10.6.05 Gill commented
I’ve just read Anesa’s comment (and marvelled at the fact that she can use her own name as a Screen Name whereas I’m obliged to go for some whacky pseudonym because there are a million other Gill Clough’s). And I thought I was unique.

I now realise that this is Rebecca’s own research blog, but reading Anesa’s comment about not having a firm research question resounded with me. Bearing in mind the success of these web-based forums that I’ve been researching in my investigations into informal learning using mobile devices, I suspect that a group blog would be helpful to us in a similar way. We could use it for bouncing ideas, for requests for help (like “How do I submit an expenses form” or “Anybody remember how to purchase non-elective software”). We would then have a written record that we could check back on.

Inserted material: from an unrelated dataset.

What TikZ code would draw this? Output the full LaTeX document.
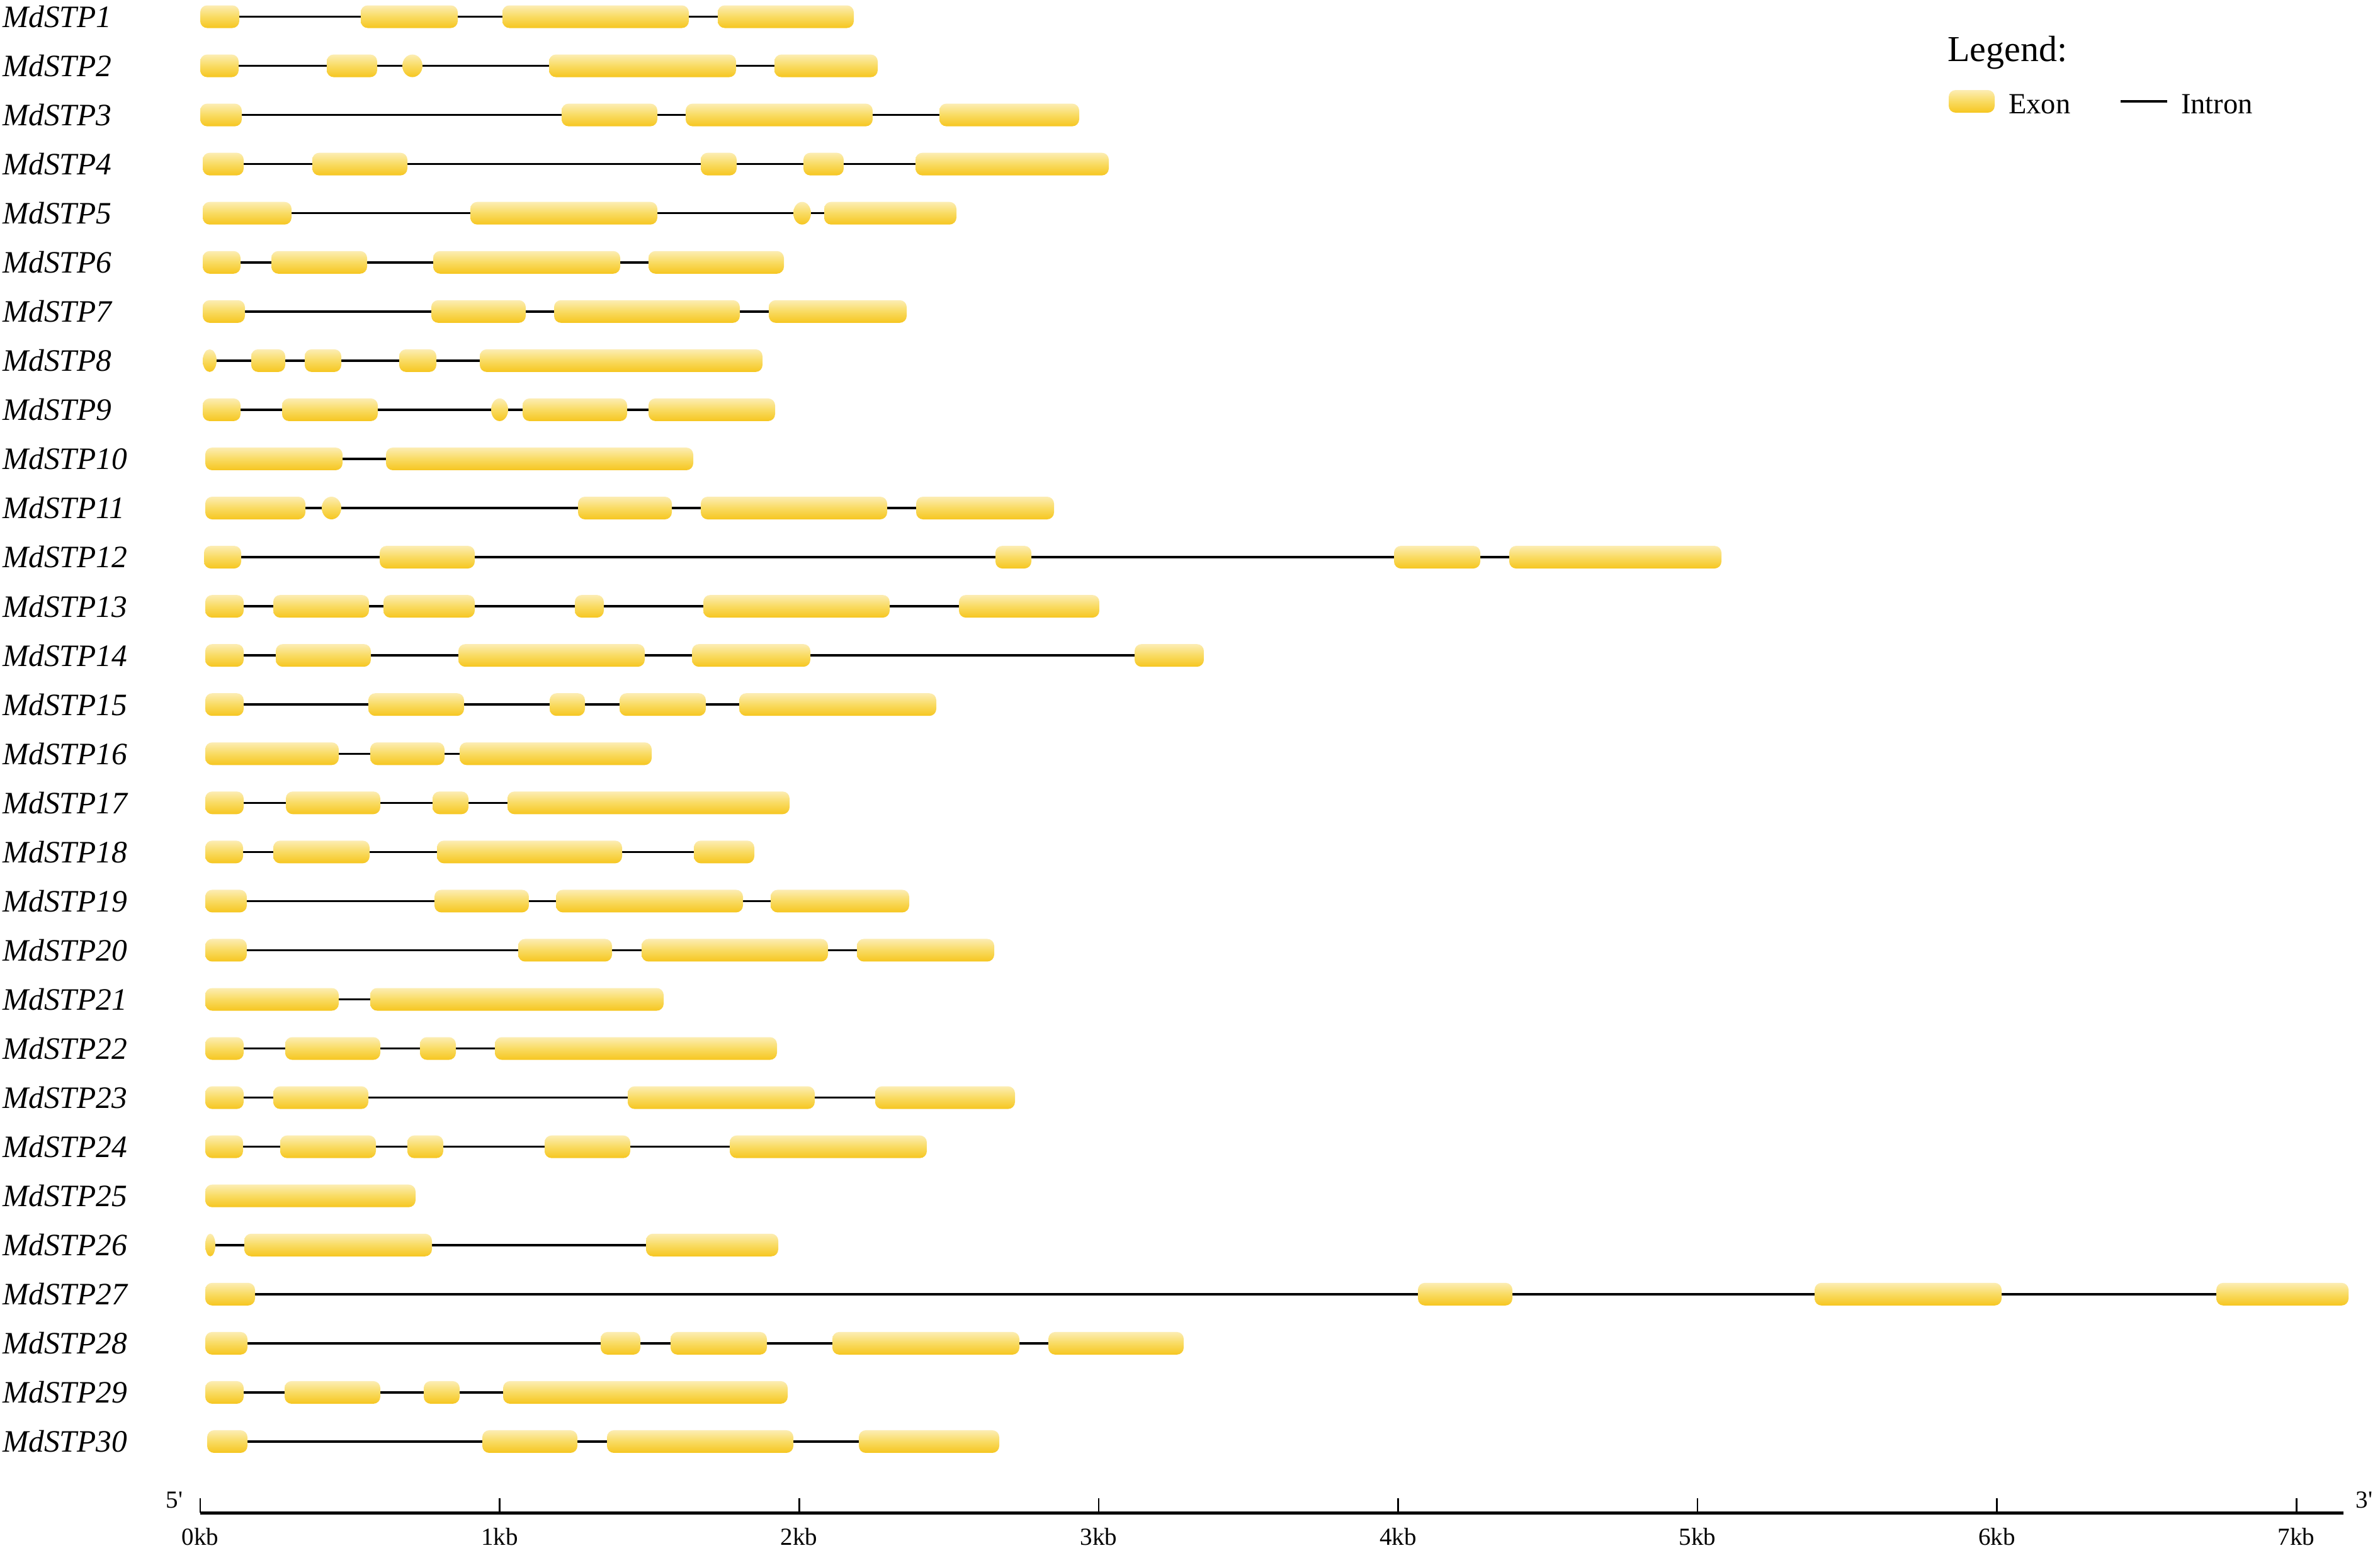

I’m going to try to create a group blog for the three of us using this AOL messaging system. It might provide some interesting material for analysis. We could even present it somewhere – a group PhD blog from people doing dissimilar subjects must be of interest.

In the end, I simply signed myself up with AOL’s AIM (AOL Instant Messenger) to obtain what they call a “Screen name” and Rebecca added me to this blog. Anesa already had an online ID that was acceptable to AOL. Had I done that at the start, we’d have all been online within an hour.

Now…..what to do with our group blog …

Hmmmmm.

Research question (9.11.05)

OK, here is the first ever formulation of my PhD research question (after I ditched the original idea about international communities in primary schools).

How do people successfully become members of an online learning community?

And the sub-quesion: ‘What problems and limitations stand in the way of successful membership?

Dave Wield suggested formulating the question in different ways, so here goes:
Why… do people have problems when forming online learning communities?
Where… are the most successful online learning communites found?
When… does a successful online learning community form?
How… do people become successful members of online learning communities?
What if… I had to design an ideal online learning community?